22 December 2024: The three latest written interviews of me are here, here and here.

Thursday, January 6, 2011

Luther: Between The Wire and The Shield

I saw the six episodes of the BBC's Luther on DVD the last few nights - all of its first season - and I'm here to say the series is somewhere between The Wire and The Shield, the best two shows (along with Friday Night Lights) ever on television.   Which is not say Luther is as yet as good as those two shows - with just six episodes, how could it be - but it's playing in the same ball park, and its originality and power certainly puts Luther in that rarefied league.

Idris Elba, who lit up every scene he was in in The Wire, is John Luther in Luther.   Elba's Stringer Bell was a cool intellect, a drug dealing master who took evening classes in economics and had Adam Smith's Wealth of Nations on his bookshelf.   Elba's Luther is also an intellect, but a cop (Detective Chief Inspector) ever on the edge of giving into to his emotion, and in fact breaking the rules and the law when the impulse is too strong for him to resist.  So if Stringer is the criminal who partakes of the light of sweet reason, Luther is the police who skates and partakes of a dark side.   It's that breaking of the law that gives Luther a kinship of sorts with Vic Mackey of The Shield, though Vic is clearly in a harrowing law-breaking class of his own.  [Spoilers for Luther follow - don't read further if you don't want to know.]

Luther starts by letting a serial killer fall to his death rather than taking him in, with the nice complication that the killer doesn't die, and only goes into a coma from he could awaken and implicate Luther in his arrest procedures.   Luther crosses paths with Alice, a beautiful, brilliant sociopath who kills her parents, and does it so cleverly that Luther can't prove that she did.   But she's attracted to Luther and his intelligence, emotionally stalks him, and Luther - or a part of him - actually comes to like it.   Before the first season is over, Alice will save Luther's job and life, and establishes herself as one of more enjoyable sociopaths on television.

The denouement of the first season, spread over two hours, is a tour-de-force of major characters in collision with unexpected results.   DCI Ian, who works next to Luther, is involved in a diamond heist.  Luther is soon on to it, and this sets Ian and Luther into an escalating punch/counter-punch - much of it not planned - that culminates in Ian killing Luther's beloved, estranged wife Zoe (played by Rome's Indira Varma - her characters have no luck) and Ian pinning that on Luther.   Before the season is over, Ian will be goading both Luther and Zoe's boyfriend Mark to kill Ian - he tells them in detail how much Zoe appreciated every orgasm she "took" from him (you gotta love that British usage) - and Alice asking Mark to vote on whether she should put Ian out of his misery.   Alice wants to, Luther - who's grown from the first episode - does not, and Alice needs Mark to break the tie.

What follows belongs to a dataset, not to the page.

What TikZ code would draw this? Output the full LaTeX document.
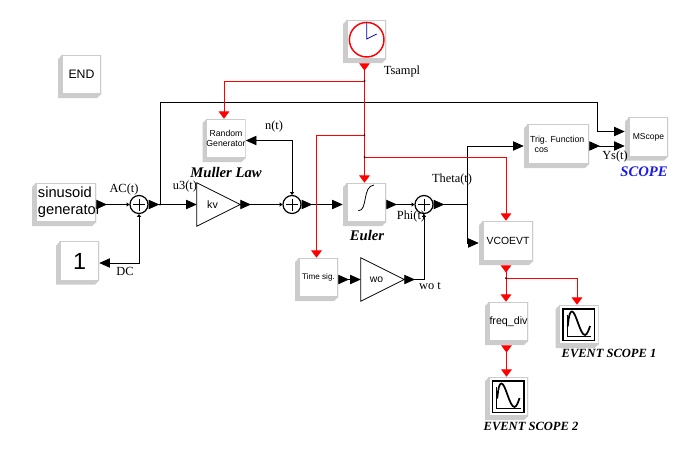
\documentclass[tikz,border=0pt]{standalone}
\usepackage{fontspec}
\setmainfont{Liberation Serif}
\setsansfont{Liberation Sans}
\usepackage{tikz}
\usetikzlibrary{positioning,arrows.meta,calc}
\definecolor{blkshade}{RGB}{204,204,204}
\definecolor{scopeblue}{RGB}{26,26,240}
\newcommand{\fsz}[2]{\fontsize{#1}{#2}\selectfont}
\tikzset{
  inp/.tip={Triangle[length=8pt,width=7pt]},
  outp/.tip={Triangle[reversed,length=8pt,width=7pt]},
  rinp/.tip={Triangle[length=5.5pt,width=8pt]},
  routp/.tip={Triangle[reversed,length=5.5pt,width=8pt]},
  sumtip/.tip={Triangle[length=2pt,width=3pt]},
  wire/.style={line width=0.6pt,black},
  evwire/.style={line width=0.75pt,red},
  blk/.style={rectangle,inner sep=0pt,minimum width=32.25pt,minimum height=32.25pt,
    path picture={
      \coordinate (nw) at (path picture bounding box.north west);
      \coordinate (se) at (path picture bounding box.south east);
      \coordinate (ne) at (path picture bounding box.north east);
      \coordinate (sw) at (path picture bounding box.south west);
      \fill[blkshade] ($(nw)+(4,0)$) -- (ne) -- ($(se)+(0,-4)$) -- ($(se)+(-4,0)$) -- (sw) -- ($(nw)+(0,4)$) -- cycle;
      \fill[white,draw=blkshade,line width=0.8pt] ($(nw)+(4,0)$) rectangle ($(se)+(0,-4)$);
    }},
  blktxt/.style={align=center,inner sep=0pt,xshift=1.5pt,yshift=1.5pt,font=\sffamily},
  sumb/.style={circle,draw,fill=white,line width=0.9pt,inner sep=0pt,minimum size=13.5pt,
    path picture={
      \draw[line width=0.5pt] ($(path picture bounding box.center)+(-6,0)$) -- ($(path picture bounding box.center)+(6,0)$);
      \draw[line width=0.5pt] ($(path picture bounding box.center)+(0,-6)$) -- ($(path picture bounding box.center)+(0,6)$);
    }},
  ampl/.style={rectangle,inner sep=0pt,minimum width=32.25pt,minimum height=32.25pt},
  sig/.style={font=\fsz{9.3}{11}\rmfamily,inner sep=0pt},
  caption/.style={font=\fsz{9.4}{11}\rmfamily\bfseries\itshape,inner sep=0pt},
  scopeicon/.pic={
    \draw[line width=1.1pt] (-14,-17.7) rectangle (17.4,13.8);
    \draw[line width=0.6pt] (-10,-12) -- (-10,9.5) -- (14,9.5);
    \draw[line width=1.3pt] (-9.3,0) .. controls (-8,-12) and (-7,-15) .. (-5,-15)
      .. controls (-1,-15) and (3,8.5) .. (8,8.5) .. controls (10,8.5) and (12,3) .. (13,-0.5);
  },
}
\begin{document}
\begin{tikzpicture}[x=0.75pt,y=-0.75pt]
\useasboundingbox (0,0) rectangle (700,454);
% Blocks
\node[blk,label={[blktxt,font=\fsz{9.2}{11}\sffamily]center:END}] (endb) at (79.5,76.5) {};
\node[blk,minimum width=48pt,label={[blktxt,align=left,font=\fsz{11}{12.75}\sffamily,xshift=2.5pt]center:sinusoid\\generator}] (sine) at (64,204.5) {};
\node[blk,label={[blktxt,font=\fsz{17.5}{20}\sffamily]center:1}] (one) at (77.5,263) {};
\node[blk,label={[blktxt,font=\fsz{6.5}{7.5}\sffamily]center:Random\\Generator}] (rand) at (224,140.5) {};
\node[blk] (integ) at (364.5,204.5) {};
\node[blk] (clock) at (364.5,41.5) {};
\node[blk,minimum width=48.75pt,minimum height=33pt,label={[blktxt,align=left,font=\fsz{6.6}{7.7}\sffamily,xshift=-1pt]center:Trig. Function\\\hspace*{3.5pt}cos}] (trig) at (556.5,146) {};
\node[blk,label={[blktxt,font=\fsz{6.4}{8}\sffamily]center:MScope}] (mscope) at (646.5,139) {};
\node[blk,minimum width=40.5pt,minimum height=33pt,label={[blktxt,font=\fsz{7.8}{9}\sffamily]center:VCOEVT}] (vco) at (506,243) {};
\node[blk,label={[blktxt,font=\fsz{8}{9}\sffamily]center:freq\_div}] (freq) at (506.5,323.5) {};
\node[blk] (evone) at (577,326.5) {};
\node[blk] (evtwo) at (506.5,398.5) {};
\node[blk,label={[blktxt,font=\fsz{6.1}{8}\sffamily]center:Time sig.}] (timesig) at (316.5,279.5) {};
% Gains
\node[ampl,label={[blktxt,font=\fsz{8}{9}\sffamily,xshift=-6pt,yshift=-1.5pt]center:kv}] (kv) at (218.5,204.5) {};
\node[ampl,label={[blktxt,font=\fsz{7.8}{9}\sffamily,xshift=-6pt,yshift=-1.5pt]center:wo}] (wo) at (382.5,279.5) {};
\foreach \n in {kv,wo}
  \draw[line width=0.6pt] (\n.north west) -- (\n.east) -- (\n.south west) -- cycle;
% Summing points
\node[sumb] (sumac) at (139,204.5) {};
\node[sumb] (sumn) at (292,204.5) {};
\node[sumb] (sumphi) at (424,204.5) {};
% Clock face
\draw[red,line width=1.1pt] (366.7,39.7) circle (17.3);
\draw[blue!70!black,line width=0.6pt] (366.7,23) -- (366.7,39) -- (376.7,34);
% Integrator curve
\draw[line width=0.6pt] (358.3,210.7) .. controls (368,211) and (362,186) .. (374,185);
% Scope icons
\pic at (evone) {scopeicon};
\pic at (evtwo) {scopeicon};
% Junctions
\coordinate (fbk) at (160,204.5);
\coordinate (theta) at (467,204.5);
\coordinate (tone) at (364.5,81);
\coordinate (ttwo) at (364.5,135);
\coordinate (tthree) at (364.5,157);
\coordinate (split) at (506,278);
% Signal wires
\draw[wire,outp-sumtip] (sine.east) -- (sumac.west);
\draw[wire,inp-sumtip] (one.east) -| (sumac.south);
\draw[wire,outp-inp] (sumac.east) -- (kv.west);
\draw[wire,-inp] (fbk) |- (597.5,102) |- ($(mscope.west)+(0,-7.5)$);
\draw[wire,outp-sumtip] (kv.east) -- (sumn.west);
\draw[wire,sumtip-inp] (sumn.north) |- (rand.east);
\draw[wire,outp-inp] (sumn.east) -- (integ.west);
\draw[wire,outp-sumtip] (integ.east) -- (sumphi.west);
\draw[wire,outp-] (sumphi.east) -- (theta);
\draw[wire,-inp] (theta) |- (trig.west);
\draw[wire,-inp] (theta) |- (vco.west);
\draw[wire,outp-inp] (trig.east) -- ($(mscope.west)+(0,7)$);
\draw[wire,outp-inp] (timesig.east) -- (wo.west);
\draw[wire,outp-sumtip] (wo.east) -| (sumphi.south);
% Event wires
\draw[evwire,routp-rinp] (clock.south) -- (integ.north);
\draw[evwire,-rinp] (tone) -| (rand.north);
\draw[evwire,-rinp] (ttwo) -| (timesig.north);
\draw[evwire,-rinp] (tthree) -| (vco.north);
\draw[evwire,routp-rinp] (vco.south) -- (freq.north -| vco.south);
\draw[evwire,-rinp] (split) -| (evone.north);
\draw[evwire,routp-rinp] (freq.south) -- (evtwo.north);
% Junction dots
\foreach \p in {fbk,theta,tone,ttwo,tthree,split}
  \fill (\p) circle (1);
% Signal labels
\node[sig] (lac) at (124,190) {AC(t)};
\node[sig] (lu) at (185,187) {u3(t)};
\node[sig] (ln) at (274,127) {n(t)};
\node[sig] (ldc) at (125,271) {DC};
\node[sig] (ltsampl) at (402,72) {Tsampl};
\node[sig] (ltheta) at (452,180) {Theta(t)};
\node[sig] (lphi) at (411,217) {Phi(t)};
\node[sig] (lwot) at (430,286) {wo t};
\node[sig] (lys) at (615,157) {Ys(t)};
% Captions
\node[caption,font=\fsz{11}{13}\rmfamily\bfseries\itshape] (cmuller) at (226,172) {Muller Law};
\node[caption,font=\fsz{11}{13}\rmfamily\bfseries\itshape] (ceuler) at (367,235) {Euler};
\node[caption,font=\fsz{11}{13}\rmfamily\bfseries\itshape,scopeblue] (cscope) at (644,172) {SCOPE};
\node[caption] (cevone) at (609,353) {EVENT SCOPE 1};
\node[caption] (cevtwo) at (531,426) {EVENT SCOPE 2};
\end{tikzpicture}
\end{document}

It's that kind of show, with every character memorable, including Luther's partner Justin, Luther's boss Rose, and DCI Shenck, who works for what we call IAD here, police investigating police, and is almost on to Luther.   If you're partial to police drama served up with almost equal portions of logic and passion in all directions, a Criminal Minds in which the lead investigator is close to taking up with one of the killers,  you'll be on to Luther.

Notes in the real world1. Memo to Cablevision in Westchester, NY:  Put BBC America on the air here already, so we can see Season 2 of Luther in real time.  2.  Congrats to Idris Elba for Golden Globe Nominations for Luther, well deserved. 3. Special treat for Law & Order: Special Victims fans:  Luther mentions Detective Munch in one of the episodes (don't ask me why).